The IG is right, however, in pointing out that the “Labor Conference to Stop the War” last October in the Bay Area “set the stage” for the “No Peace, No Work Holiday.” Both the IG and the BT promoted this conference, organized by Jack Heyman and supported by Local 10, as a step on the road to independent working-class action against the war. In reality, this conference allowed occasionally left-talking union bureaucrats and their reformist hangers-on to peddle their wares in the shadow of the Democratic Party and, incidentally, tout sociopathic BT leader Bill Logan as some kind of workers’ leader (see “Labor Opportunists, Renegades Embrace Bill Logan,” WV No. 901, 26 October 2007). At the opening plenary session, San Francisco Labor Council head Tim Paulson gave the pro-Democratic Party game away by appealing for support to the labor contingent at an upcoming antiwar protest calling to “Bring the Troops Home.” Paulson bragged that the planned contingent speaker was Barbara Lee. On the day of the protest, the contingent’s main chant was “Barbara Lee speaks for me.”

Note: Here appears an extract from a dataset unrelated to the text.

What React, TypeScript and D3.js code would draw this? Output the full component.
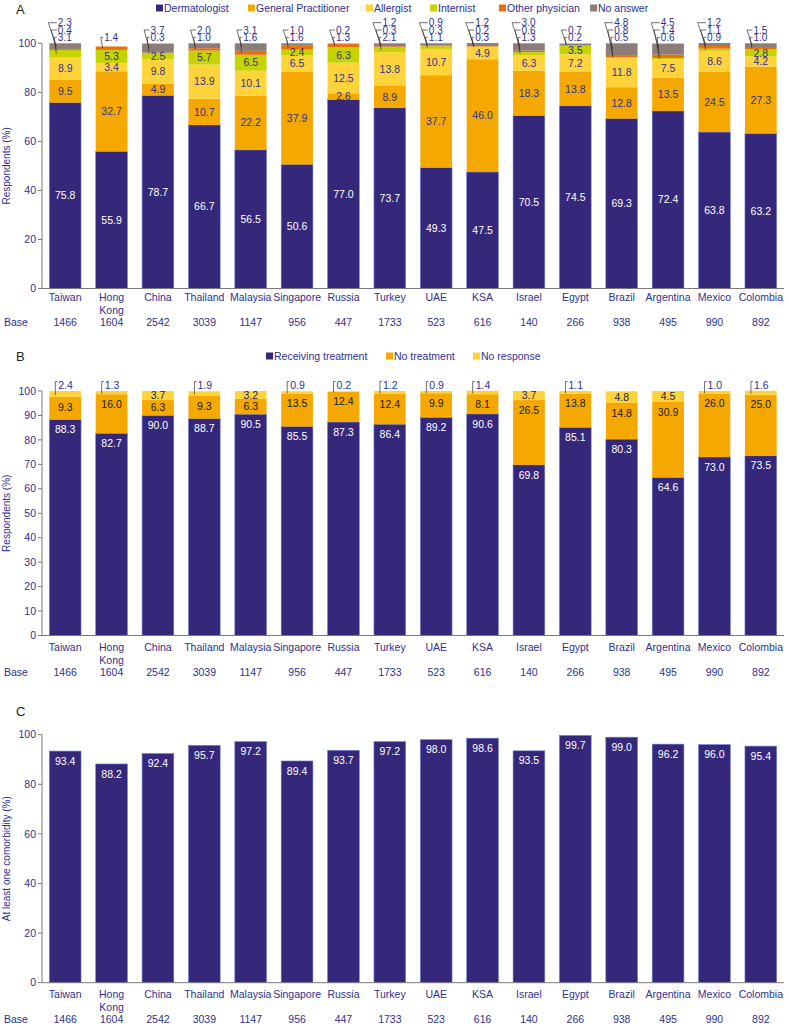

Longshoremen are in a position to inflict a direct setback to the imperialist war machine through political strikes and hot-cargoing military goods. But this tremendous power is kept in check by their current leadership, which understands that militant action would tear into their reactionary game of preaching reliance on the bosses’ state and its political agents, particularly those in the Democratic Party. For labor to take the offensive against imperialist war will require a different kind of leadership, one guided by a program of class struggle and able to instill class consciousness, educating workers on the way to defeat imperialism. The attacks by the capitalist ruling class and its government against working people at home and abroad underline the need to build a multiracial workers party to fight for a workers government. The only way to put an end to imperialist war and capitalist exploitation and oppression is through international socialist revolution.